======== SUPPLIED INFORMATION

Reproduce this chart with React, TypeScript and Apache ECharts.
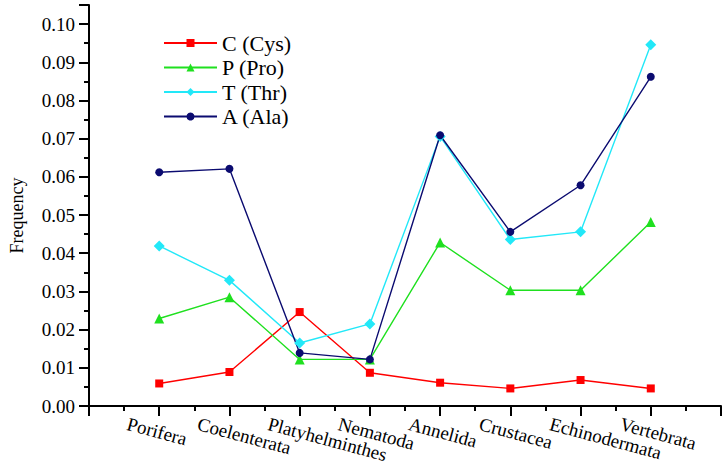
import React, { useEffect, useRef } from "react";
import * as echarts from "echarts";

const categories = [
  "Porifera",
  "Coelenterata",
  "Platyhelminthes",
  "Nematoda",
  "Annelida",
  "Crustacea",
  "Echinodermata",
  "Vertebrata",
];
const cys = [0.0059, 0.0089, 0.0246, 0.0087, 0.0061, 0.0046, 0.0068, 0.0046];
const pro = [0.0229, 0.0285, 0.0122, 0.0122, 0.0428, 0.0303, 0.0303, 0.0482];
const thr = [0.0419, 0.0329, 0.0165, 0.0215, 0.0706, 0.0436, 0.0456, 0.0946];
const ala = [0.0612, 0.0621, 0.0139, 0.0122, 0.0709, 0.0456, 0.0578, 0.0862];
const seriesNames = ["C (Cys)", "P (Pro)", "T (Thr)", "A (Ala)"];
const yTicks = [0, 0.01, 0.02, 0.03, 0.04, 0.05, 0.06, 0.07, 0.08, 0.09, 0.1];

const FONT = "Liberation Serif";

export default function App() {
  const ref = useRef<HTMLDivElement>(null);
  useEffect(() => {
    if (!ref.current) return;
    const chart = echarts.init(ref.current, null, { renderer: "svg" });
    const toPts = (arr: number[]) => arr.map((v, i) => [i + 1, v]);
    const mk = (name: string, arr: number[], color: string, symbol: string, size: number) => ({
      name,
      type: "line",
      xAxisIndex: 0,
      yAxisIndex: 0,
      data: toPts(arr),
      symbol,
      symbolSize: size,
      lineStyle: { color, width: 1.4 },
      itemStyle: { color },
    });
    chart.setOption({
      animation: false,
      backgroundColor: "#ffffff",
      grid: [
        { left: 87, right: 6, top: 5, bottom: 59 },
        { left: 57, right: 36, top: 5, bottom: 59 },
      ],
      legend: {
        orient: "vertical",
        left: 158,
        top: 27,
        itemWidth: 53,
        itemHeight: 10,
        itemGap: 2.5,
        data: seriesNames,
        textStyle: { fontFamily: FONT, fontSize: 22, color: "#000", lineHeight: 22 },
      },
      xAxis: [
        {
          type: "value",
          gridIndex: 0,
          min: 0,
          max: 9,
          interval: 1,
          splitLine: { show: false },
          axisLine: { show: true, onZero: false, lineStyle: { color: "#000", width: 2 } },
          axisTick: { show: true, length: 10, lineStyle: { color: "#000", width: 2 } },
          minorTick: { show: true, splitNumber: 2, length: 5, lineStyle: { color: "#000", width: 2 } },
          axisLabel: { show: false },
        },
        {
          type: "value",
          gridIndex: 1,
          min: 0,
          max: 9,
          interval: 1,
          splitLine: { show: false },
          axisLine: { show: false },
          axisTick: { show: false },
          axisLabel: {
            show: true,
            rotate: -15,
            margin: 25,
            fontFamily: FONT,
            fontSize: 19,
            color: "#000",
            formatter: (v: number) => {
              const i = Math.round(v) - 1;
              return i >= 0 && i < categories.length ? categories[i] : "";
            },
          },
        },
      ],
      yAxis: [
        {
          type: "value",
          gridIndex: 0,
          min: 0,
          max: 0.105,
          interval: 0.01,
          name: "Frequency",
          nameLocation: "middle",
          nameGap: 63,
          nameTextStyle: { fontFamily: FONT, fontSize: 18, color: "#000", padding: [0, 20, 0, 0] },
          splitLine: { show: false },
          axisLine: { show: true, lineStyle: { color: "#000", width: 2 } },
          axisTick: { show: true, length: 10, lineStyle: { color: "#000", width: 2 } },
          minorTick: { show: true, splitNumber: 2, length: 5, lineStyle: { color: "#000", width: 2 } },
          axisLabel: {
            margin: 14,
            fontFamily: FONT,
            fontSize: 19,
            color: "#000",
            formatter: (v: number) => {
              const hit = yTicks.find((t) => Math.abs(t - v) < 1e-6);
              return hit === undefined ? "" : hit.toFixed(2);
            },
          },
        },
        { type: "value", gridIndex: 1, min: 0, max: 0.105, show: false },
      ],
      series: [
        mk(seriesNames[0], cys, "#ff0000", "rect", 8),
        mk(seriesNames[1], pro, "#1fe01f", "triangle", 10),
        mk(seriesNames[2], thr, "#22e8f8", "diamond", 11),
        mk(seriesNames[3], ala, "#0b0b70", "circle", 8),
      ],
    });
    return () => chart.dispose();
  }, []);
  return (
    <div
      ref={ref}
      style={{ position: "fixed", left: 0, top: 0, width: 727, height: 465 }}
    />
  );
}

================

### WHAT YOU WILL DO
Begin at the first line of the material and copy each line exactly through the one containing "import * as". Omit pictures.

### TASK RESULT
Reproduce this chart with React, TypeScript and Apache ECharts.
import React, { useEffect, useRef } from "react";
import * as echarts from "echarts";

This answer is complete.